- TASK GOAL -
Leave the pictures out. Return all other data exactly.

- DATA LINES -

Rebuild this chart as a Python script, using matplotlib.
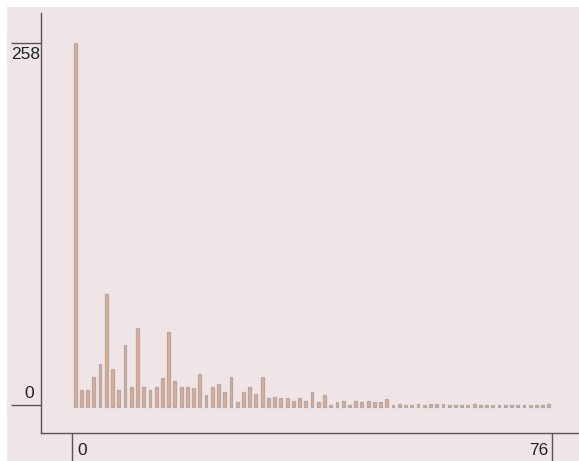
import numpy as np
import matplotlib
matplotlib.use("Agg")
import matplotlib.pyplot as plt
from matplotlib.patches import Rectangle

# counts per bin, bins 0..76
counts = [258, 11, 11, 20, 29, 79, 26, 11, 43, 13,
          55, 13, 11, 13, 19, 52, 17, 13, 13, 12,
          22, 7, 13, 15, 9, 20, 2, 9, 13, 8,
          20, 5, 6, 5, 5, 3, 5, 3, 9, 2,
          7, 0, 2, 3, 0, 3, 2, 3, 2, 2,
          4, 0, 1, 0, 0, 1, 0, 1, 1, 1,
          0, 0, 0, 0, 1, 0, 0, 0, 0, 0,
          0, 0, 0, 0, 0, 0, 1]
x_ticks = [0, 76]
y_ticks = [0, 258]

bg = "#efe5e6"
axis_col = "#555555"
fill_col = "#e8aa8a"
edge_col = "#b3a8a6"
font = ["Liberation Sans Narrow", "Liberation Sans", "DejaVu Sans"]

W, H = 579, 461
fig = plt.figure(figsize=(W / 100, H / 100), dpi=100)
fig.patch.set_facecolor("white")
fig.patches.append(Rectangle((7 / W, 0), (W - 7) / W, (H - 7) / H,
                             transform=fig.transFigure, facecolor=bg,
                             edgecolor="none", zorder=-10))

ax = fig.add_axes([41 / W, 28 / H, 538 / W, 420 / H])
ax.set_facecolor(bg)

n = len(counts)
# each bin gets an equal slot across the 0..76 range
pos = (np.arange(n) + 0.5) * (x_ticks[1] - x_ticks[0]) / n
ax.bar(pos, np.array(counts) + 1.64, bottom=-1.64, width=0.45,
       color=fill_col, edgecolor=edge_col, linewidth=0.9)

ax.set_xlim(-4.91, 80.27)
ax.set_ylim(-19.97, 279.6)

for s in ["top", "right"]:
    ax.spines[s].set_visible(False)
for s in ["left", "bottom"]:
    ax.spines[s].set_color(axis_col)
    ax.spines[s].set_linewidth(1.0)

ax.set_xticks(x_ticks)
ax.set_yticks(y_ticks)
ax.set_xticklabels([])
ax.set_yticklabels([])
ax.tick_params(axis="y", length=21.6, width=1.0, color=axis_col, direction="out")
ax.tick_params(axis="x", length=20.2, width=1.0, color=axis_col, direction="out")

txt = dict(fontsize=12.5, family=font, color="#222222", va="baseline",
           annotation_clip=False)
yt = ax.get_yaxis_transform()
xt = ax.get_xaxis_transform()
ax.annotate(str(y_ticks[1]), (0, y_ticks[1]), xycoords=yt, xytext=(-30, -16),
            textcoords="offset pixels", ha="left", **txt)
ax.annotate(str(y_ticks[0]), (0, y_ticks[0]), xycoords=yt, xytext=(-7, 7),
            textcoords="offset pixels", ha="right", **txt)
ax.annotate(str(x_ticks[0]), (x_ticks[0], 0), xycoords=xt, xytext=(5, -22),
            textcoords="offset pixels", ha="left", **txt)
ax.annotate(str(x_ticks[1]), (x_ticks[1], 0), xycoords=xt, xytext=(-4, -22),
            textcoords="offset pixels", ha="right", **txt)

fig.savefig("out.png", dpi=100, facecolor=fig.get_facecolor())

- ANSWER TO THE TASK -
Rebuild this chart as a Python script, using matplotlib.
import numpy as np
import matplotlib
matplotlib.use("Agg")
import matplotlib.pyplot as plt
from matplotlib.patches import Rectangle

# counts per bin, bins 0..76
counts = [258, 11, 11, 20, 29, 79, 26, 11, 43, 13,
          55, 13, 11, 13, 19, 52, 17, 13, 13, 12,
          22, 7, 13, 15, 9, 20, 2, 9, 13, 8,
          20, 5, 6, 5, 5, 3, 5, 3, 9, 2,
          7, 0, 2, 3, 0, 3, 2, 3, 2, 2,
          4, 0, 1, 0, 0, 1, 0, 1, 1, 1,
          0, 0, 0, 0, 1, 0, 0, 0, 0, 0,
          0, 0, 0, 0, 0, 0, 1]
x_ticks = [0, 76]
y_ticks = [0, 258]

bg = "#efe5e6"
axis_col = "#555555"
fill_col = "#e8aa8a"
edge_col = "#b3a8a6"
font = ["Liberation Sans Narrow", "Liberation Sans", "DejaVu Sans"]

W, H = 579, 461
fig = plt.figure(figsize=(W / 100, H / 100), dpi=100)
fig.patch.set_facecolor("white")
fig.patches.append(Rectangle((7 / W, 0), (W - 7) / W, (H - 7) / H,
                             transform=fig.transFigure, facecolor=bg,
                             edgecolor="none", zorder=-10))

ax = fig.add_axes([41 / W, 28 / H, 538 / W, 420 / H])
ax.set_facecolor(bg)

n = len(counts)
# each bin gets an equal slot across the 0..76 range
pos = (np.arange(n) + 0.5) * (x_ticks[1] - x_ticks[0]) / n
ax.bar(pos, np.array(counts) + 1.64, bottom=-1.64, width=0.45,
       color=fill_col, edgecolor=edge_col, linewidth=0.9)

ax.set_xlim(-4.91, 80.27)
ax.set_ylim(-19.97, 279.6)

for s in ["top", "right"]:
    ax.spines[s].set_visible(False)
for s in ["left", "bottom"]:
    ax.spines[s].set_color(axis_col)
    ax.spines[s].set_linewidth(1.0)

ax.set_xticks(x_ticks)
ax.set_yticks(y_ticks)
ax.set_xticklabels([])
ax.set_yticklabels([])
ax.tick_params(axis="y", length=21.6, width=1.0, color=axis_col, direction="out")
ax.tick_params(axis="x", length=20.2, width=1.0, color=axis_col, direction="out")

txt = dict(fontsize=12.5, family=font, color="#222222", va="baseline",
           annotation_clip=False)
yt = ax.get_yaxis_transform()
xt = ax.get_xaxis_transform()
ax.annotate(str(y_ticks[1]), (0, y_ticks[1]), xycoords=yt, xytext=(-30, -16),
            textcoords="offset pixels", ha="left", **txt)
ax.annotate(str(y_ticks[0]), (0, y_ticks[0]), xycoords=yt, xytext=(-7, 7),
            textcoords="offset pixels", ha="right", **txt)
ax.annotate(str(x_ticks[0]), (x_ticks[0], 0), xycoords=xt, xytext=(5, -22),
            textcoords="offset pixels", ha="left", **txt)
ax.annotate(str(x_ticks[1]), (x_ticks[1], 0), xycoords=xt, xytext=(-4, -22),
            textcoords="offset pixels", ha="right", **txt)

fig.savefig("out.png", dpi=100, facecolor=fig.get_facecolor())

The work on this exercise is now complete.